Ему снилась ее улыбка и объятья. Только в глазах была боль и страдание. Он не мог вспомнить, были ли они там всегда или только когда она заболела.
Она никогда не жаловалась. Ни после потери ребенка из-за тяжелой работы, ни когда отец ее бил. Она была тихой и нежной, прижимала их с братом к теплому боку и рассказывала красивые истории, гладя по голове, пока они не заснут. Иногда она находила в мусоре игрушки и другие забавные вещицы, прятала от всех свои драгоценные находки и приносила им с братом. Так однажды она дала им по коричневую плитку, назвав “конфетой”, разломала ее пополам и сказала немедленно съесть, пока никто не видит и не сможет отобрать. Чувырло свою потерял, стараясь спрятать как можно дальше, и Шнобель поделился своей. Этот чудесный вкус он не мог забыть с тех пор. Это стало лучшим воспоминанием в его жизни. Он обращался к нему всегда, когда было плохо или грустно. Но сейчас воспаленный разум забыл все.
Внезапно полог открылся и стало светло. Чувырло схватили, стащили с лежанки и выволокли наружу, где собралась галдящая толпа.
— Бей хворь! — кричали темные рты на множестве красных от света факелов лицах.
Он узнал нескольких соседей и знакомых среди толпы, попытался заговорить, но его заставили замолчать резким ударом.
— Бей проклятых!
Кто-то рядом сопротивлялся, но вскоре затих, забиваемый палками. Так поступали со всеми, кто был достаточно силен, чтобы попытаться вырваться.
Чувырло дернулся, его сильно стукнули по голове и потащили. Слабость не давала двигаться, но страх заставлял цепляться за сознание, хотя в глазах рябило и плыло. Множество ног сопровождало его, громко ступая и иногда нанося удары.
Больных мертвых и живых в сознании и без тащили к могильнику. Увидев гору тел, Чувырло закричал и забился. Сюда было строго-настрого запрещено заходить. И если кто-то забредал, то мог быть съеден останками, которые ждали на дне котлована.
Его подняли над краем и скинули в кучу. Сверху навалились чужие тела. Не все из них были мертвы. Некоторые едва дышали, что-то мычали нечленораздельное и слегка шевелили конечностями. На многих виднелись черные отметины язв.
Показалась знакомая рука с родинкой. Чувырло вылез из-под одной тяжести, как на него опрокинулась следующая. Он звал мать и пытался дотянуться до ее руки. Едва его пальцы коснулись ее, гора трупов покатилась вниз. И он потерял ее из виду.

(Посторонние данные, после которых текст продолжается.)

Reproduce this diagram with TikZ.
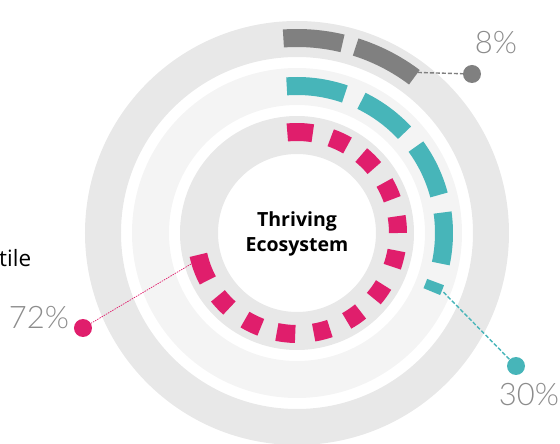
\documentclass[tikz,border=0pt]{standalone}
\usepackage{fontspec}
\setmainfont{Open Sans}
\newfontfamily\thinfont{Lato Light}
\usepackage{tikz}
\definecolor{ringgray}{HTML}{E8E8E8}
\definecolor{ringpale}{HTML}{F4F4F4}
\definecolor{seggray}{HTML}{808080}
\definecolor{segteal}{HTML}{47B5B9}
\definecolor{segpink}{HTML}{E01E6C}
\definecolor{labelgray}{HTML}{8C8C8C}

\begin{document}
\begin{tikzpicture}[x=1pt, y=1pt]
  \useasboundingbox (-297,-211) rectangle (263,233);
  \clip (-297,-211) rectangle (263,233);
  \fill[ringgray, even odd rule] (0,0) circle (212pt) (0,0) circle (176pt);
  \fill[ringpale, even odd rule] (0,0) circle (165pt) (0,0) circle (128pt);
  \fill[ringgray, even odd rule] (0,0) circle (117pt) (0,0) circle (79pt);
  % segments, angles clockwise from the top
  \foreach \a/\b in {-4/13.5, 17.5/37}
    \draw[seggray, line width=18pt] ({90-\a}:195pt) arc[start angle={90-\a}, end angle={90-\b}, radius=195pt];
  \foreach \a/\b in {-4/19, 26/47, 54/75, 82/102, 109.5/113.5}
    \draw[segteal, line width=18pt] ({90-\a}:147pt) arc[start angle={90-\a}, end angle={90-\b}, radius=147pt];
  \foreach \a/\b in {-5.5/9, 19.5/30, 39.5/50, 60/70.5, 80.5/90, 100/109.5, 121/130.5,
                     141/150.5, 161/170.5, 181/191.5, 201/211, 222/231.5, 242/257.5}
    \draw[segpink, line width=18pt] ({90-\a}:101pt) arc[start angle={90-\a}, end angle={90-\b}, radius=101pt];
  \coordinate (gend) at (53:201pt);
  \coordinate (tend) at (-22:158pt);
  \coordinate (pend) at (196:108pt);
  \begin{scope}[nodes = {circle, inner sep = 0pt, minimum size = 18pt}]
    \node[fill = seggray] (dotgray) at (175,159) {};
    \node[fill = segteal] (dotteal) at (219,-133) {};
    \node[fill = segpink] (dotpink) at (-214,-95) {};
  \end{scope}
  \begin{scope}[nodes = {labelgray, inner sep = 0pt}, font = \thinfont\fontsize{31}{36}\selectfont]
    \node (lblgray) at (199,190) {8\%};
    \node (lblteal) at (232,-162) {30\%};
    \node (lblpink) at (-258,-85) {72\%};
  \end{scope}
  \draw[seggray, line width = 1.4pt, dash pattern = on 4pt off 2pt] (gend) -- (dotgray);
  \draw[segteal, line width = 1.4pt, dash pattern = on 4pt off 2pt] (tend) -- (dotteal);
  \draw[segpink, line width = 0.7pt, dash pattern = on 1.5pt off 1pt] (pend) -- (dotpink);
  \node[font = \bfseries\fontsize{19.5}{25}\selectfont, align = center] (hub) at (0,-1) {Thriving\\Ecosystem};
  \node[anchor = base west, inner sep = 0pt, font = \fontsize{22.5}{26}\selectfont] (side) at (-298,-34) {tile};
\end{tikzpicture}
\end{document}
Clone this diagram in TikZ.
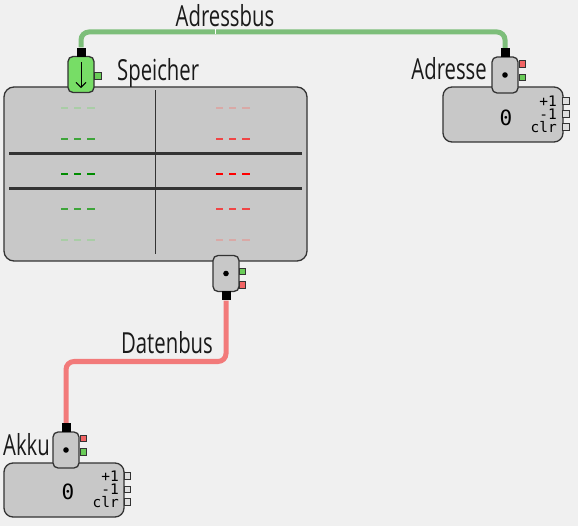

Высвободившись, он полез вверх, чтобы найти мать, но все новые и новые мертвецы преграждали путь. Обессиленный он рухнул на чье-то дурно пахнущее тело и не мог больше пошевелиться, но не прекращал звать маму. Одними губами, беззвучно.
Внизу скользили тени. Жалобные стоны слышались ото всюду. Некоторые больные выбирались из кучи, становясь жертвами таких же несчастных, у которых еще оставались силы, чтобы попытаться выжить за счет других.
Несколько раз в пропасть скидывали все новые и новые тела. И когда они почти достигли вершины, это прекратилось. Никто больше не приходил, только останки изредка выбирали труп посвежей или нападали друг на друга, чтобы на короткий срок продлить агонию.
Слабый вскрик и глухой удар всколыхнули тишину. Вот и еще одна жизнь превратилась в источник для останков.
Чувырло открыл глаза и всмотрелся в темное небо в густых чернильных тучах над головой и красными росчерками. Он не знал сколько так пролежал, рассвет это или закат. Губы потрескались, а во рту совсем пересохло. Он повернул голову и замер в ужасе, уставившись на копошившихся совсем рядом останков.
Они терзали умершую женщину, кусая ее руки и ноги. Они были голыми, перепачканы кровью и с язвами по всему телу. Оба едва двигались, шатаясь и дрожа. Скоро хворь расправиться с ними.
Третий был чуть в стороне и приближался медленно, но уверенно. У него не было признаков болезни. Он повернул голову и вздрогнул, встретившись с перепуганным взглядом Чувырла. Двое других его тоже обнаружили и двинулись в его сторону.
— О, свежак! — воскликнули над ним и несильно пнули. — Шевелится.
Третий оскалился, ударил первого останка, сбив с ног, и прыгнул на второго. Они откатились вниз. Чувырло спохватился и начал вылезать из-под придавившего его мертвеца. Когда ему это удалось, третий уже расправился с противниками и возвращался. В глазах останка горела такая безумная жажда, что ноги сами сорвались с места, а в руках появилась сила карабкаться вверх.